Жизнь певца, которая всем кажется такой красивой и привлекательной и нередко заставляет людей говорить: «Смотрите-ка, он поет, получает от этого удовольствие и еще кучу денег!», на самом деле имеет столь мало приятных сторон, что люди, не имеющие отношения к театру, даже представить себе этого не могут… Да, всегда хорошо там, где нас нет!..
Вот, к примеру, пел в это время в «Метрополитен» один мой коллега, тоже баритон, очень важная и влиятельная фигура, которому очень не понравилось то, что Тосканини выбрал такого молодого баритона, как я, для «Отелло» и «Аиды». И теперь, узнав, что Тосканини собирается готовить «Фальстафа» и полагая, наверное, что только он вправе петь эту партию, он приложил немало усилий для того, чтобы заставить Тосканини прослушать его.
И вот что в связи с этим сказал мне маэстро:
— Послушай, дорогой мой, хочу посмешить тебя немного. Мне пришлось послушать твоего коллегу из «Метрополитен» в «Фальстафе», потому что уж никак невозможно было отказать. Он пришел сюда, и я вынужден был это сделать. Не буду тебе говорить об итальянском произношении этого синьора, не буду говорить о голосе, хотя он у него и очень сильный, только какую бы он ноту ни брал, все равно полное ощущение, что у него рот набит фасолью. Знаешь, когда он закончил петь, я поблагодарил его и попрощался.
Потом он добавил:
— Партия Фальстафа — не обычная партия. Ее нельзя неть просто, как любую другую, был бы только более или менее хороший голос. Фальстафа должен петь певец, у которого не только подходящий голос, но и великолепная дикция, и — что не менее важно — он должен быть очень музыкальным. Фальстаф — слишком классическая партия, чтобы ее смог спеть всякий дилетант!..
Естественно, гневу того баритона не было предела, когда он узнал, что Тосканини выбрал для «Фальстафа» именно меня… Таким образом у меня появился злейший враг, которого мне следовало весьма остерегаться.
«ЕСЛИ БЫ Я САМ МОГ СПЕТЬ ЭТУ ПАРТИЮ»
I акт «Фальстафа» я повторял каждый день, потому что Тосканини хотел, чтобы я как можно глубже вошел в роль, буквально перевоплотился бы в этого толстого обжору и он стал бы моей второй натурой.
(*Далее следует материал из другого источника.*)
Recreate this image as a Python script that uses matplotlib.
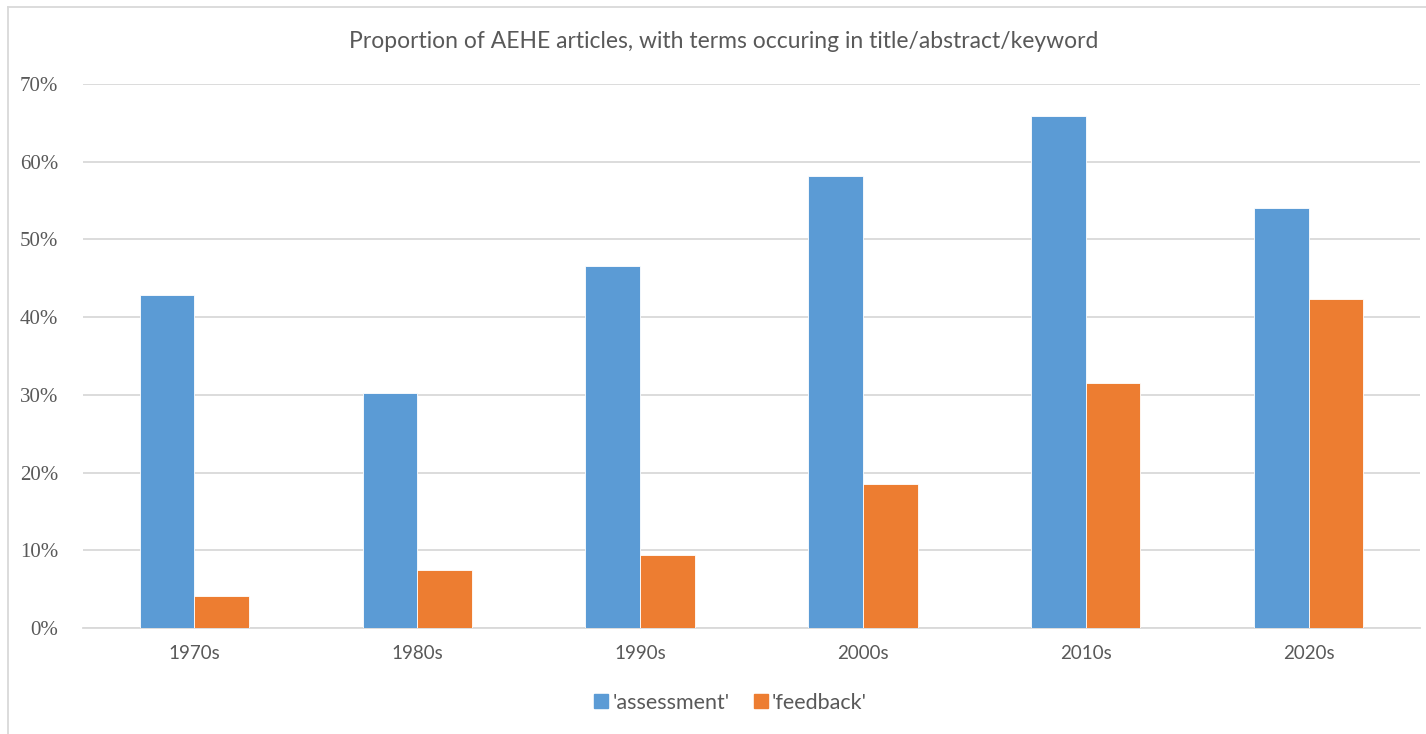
import matplotlib
matplotlib.use("Agg")
import matplotlib.pyplot as plt
import numpy as np
from matplotlib.lines import Line2D
from matplotlib.ticker import FuncFormatter

categories = ["1970s", "1980s", "1990s", "2000s", "2010s", "2020s"]
assessment = [42.8, 30.3, 46.6, 58.1, 65.9, 54.1]
feedback = [4.1, 7.5, 9.4, 18.5, 31.5, 42.3]
series_names = ["'assessment'", "'feedback'"]
title = "Proportion of AEHE articles, with terms occuring in title/abstract/keyword"

W, H = 1426, 734
fig = plt.figure(figsize=(W / 100, H / 100), dpi=100)
ax = fig.add_axes([83 / W, (H - 628) / H, (1420 - 83) / W, (628 - 84) / H])

blue = "#5B9BD5"
orange = "#ED7D31"
grey_text = "#595959"
sans = ["Lato", "DejaVu Sans"]
serif = ["Liberation Serif", "DejaVu Serif"]

x = np.arange(len(categories))
w = 0.245
ax.bar(x - w / 2, assessment, w, color=blue, edgecolor="white", linewidth=0.6, zorder=3)
ax.bar(x + w / 2, feedback, w, color=orange, edgecolor="white", linewidth=0.6, zorder=3)

ax.set_xlim(-0.5, len(categories) - 0.5)
ax.set_ylim(0, 70)
ax.set_yticks(np.arange(0, 71, 10))
ax.yaxis.set_major_formatter(FuncFormatter(lambda v, p: f"{int(v)}%"))
ax.grid(axis="y", color="#d9d9d9", linewidth=1.3, zorder=0)
for s in ["top", "right", "left"]:
    ax.spines[s].set_visible(False)
ax.spines["bottom"].set_color("#d9d9d9")
ax.spines["bottom"].set_linewidth(1.3)
ax.tick_params(axis="both", length=0)
ax.tick_params(axis="y", pad=18)
ax.tick_params(axis="x", pad=12)
ax.set_xticks(x)
ax.set_xticklabels(categories, fontfamily=sans, fontsize=13.5, color=grey_text)
for lab in ax.get_yticklabels():
    lab.set_fontfamily(serif)
    lab.set_fontsize(15)
    lab.set_color(grey_text)

fig.text(724 / W, 1 - 42 / H, title, ha="center", va="center",
         fontfamily=sans, fontsize=16.5, color=grey_text)

handles = [Line2D([], [], marker="s", linestyle="none", markersize=10, color=blue),
           Line2D([], [], marker="s", linestyle="none", markersize=10, color=orange)]
fig.legend(handles, series_names, loc="center", bbox_to_anchor=(729 / W, 1 - 703 / H),
           ncol=2, frameon=False, prop={"family": sans, "size": 15.5},
           labelcolor=grey_text, handletextpad=0.05, columnspacing=1.0, handlelength=0.9)

# chart-area border (left and top edges visible)
fig.add_artist(Line2D([8 / W, 8 / W], [0, 1 - 7 / H], transform=fig.transFigure,
                      color="#d9d9d9", linewidth=1.3))
fig.add_artist(Line2D([8 / W, 1], [1 - 7 / H, 1 - 7 / H], transform=fig.transFigure,
                      color="#d9d9d9", linewidth=1.3))

fig.savefig("out.png", dpi=100)
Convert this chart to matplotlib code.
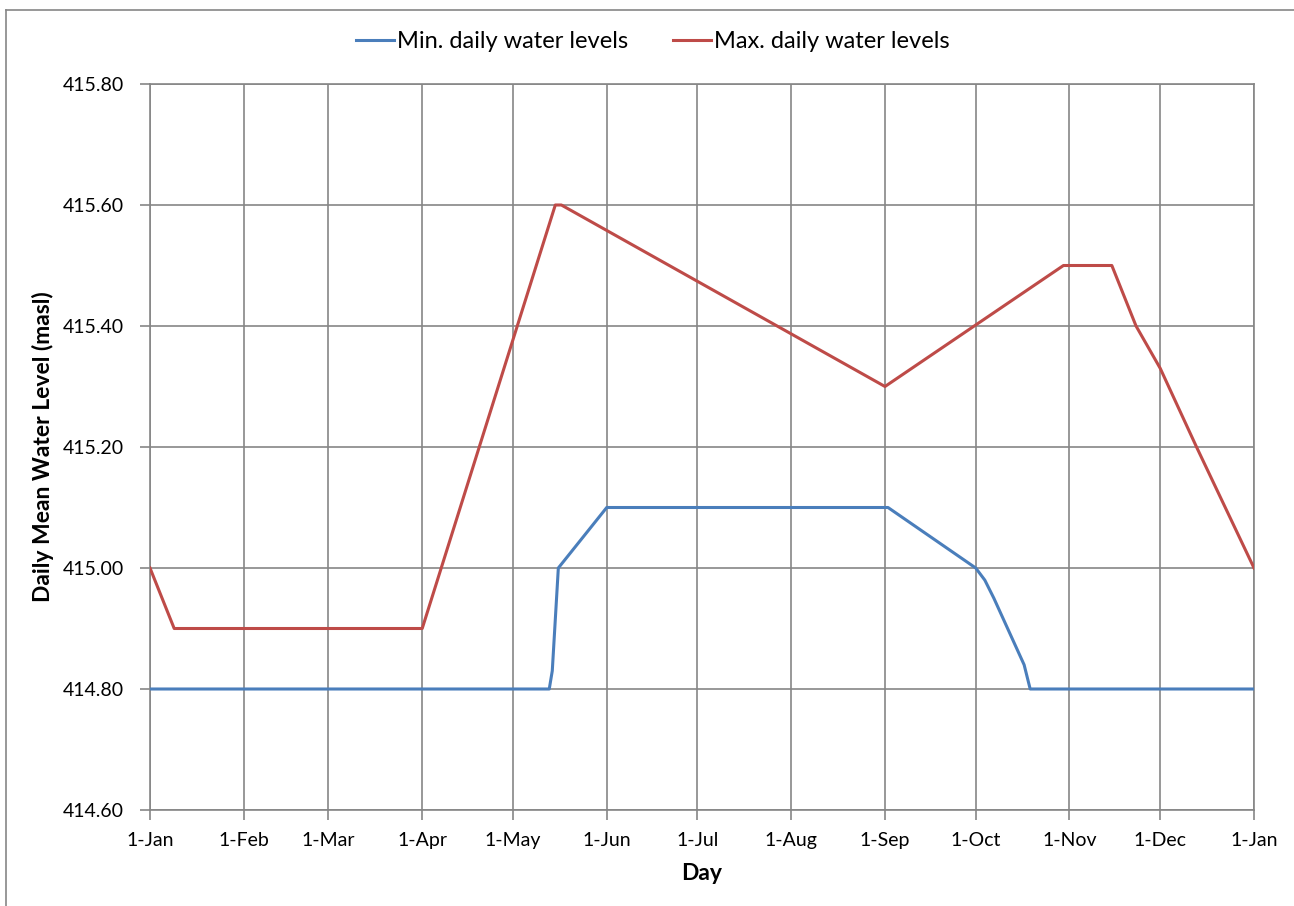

Маэстро придавал огромное значение монологу I акта из-за многообразия оттенков, которые надо было придавать словам.
Данизе научил меня придавать больше выразительности слову ladri (воры), произнося его иначе — laderi, считая, что добавление гласной «е» делает слово более выпуклым, хотя сама эта гласная почти незаметна. Две стоящие рядом согласные dr лишают слово звучности, певучести. Тосканини со своим тончайшим слухом сразу же уловил это мое новшество и похвалил.
Что касается образа Фальстафа, то маэстро разъяснил мне его буквально в мельчайших деталях и требовал, чтобы мое исполнение было как можно более реалистичным и в то же время не было образцом ни драматического, ни комического. Он говорил:
— Фальстаф не комический персонаж, как многие думают и как его представляют многие исполнители. Это обстоятельства, в которые он попадает, делают его смешным. Он же сам убежден, что нравится женщинам, иначе не попался бы вторично на розыгрыш в лесу с феями. Ясно? Его пение, — продолжал маэстро, — должно быть расслабленным и отнюдь не истеричным, даже при вспышках гнева. Толстые люди обычно флегматики. Они добродушны и неохотно делают лишние движения. Даже когда Фальстаф приказывает слугам оставить его наедине с Квикли, он произносит это не повышая голоса, не удостаивая их даже взглядом. Слуги — сегодня они есть, а завтра — нет, надо, чтобы чувствовалось расстояние. Помни еще, что, исполняя партию Фальстафа, ты должен чуть-чуть отставать от оркестра: этот миг запоздания в пении подчеркнет неповоротливость героя… А вот дыхание должно быть всегда ровным и естественным, потому что без правильного дыхания — прощай бельканто! Верди считал, — добавил Тосканини, — что в партии Фальстафа, после того как певец отлично освоит все темпы, может быть позволена некоторая свобода исполнения, чтобы возникла полная непринужденность… но не смешливость, конечно, не тот банальный смех, который неразумно вставляют некоторые твои коллеги. Комическое — в самой музыке, и нет нужды добавлять еще что-то.
Маэстро признался мне, что отдал бы все что угодно, лишь бы иметь хороший голос и спеть так, как слышит он своим внутренним слухом, в глубине души…
— Что может быть лучше, дорогой мой, чем иметь хороший голос и петь?!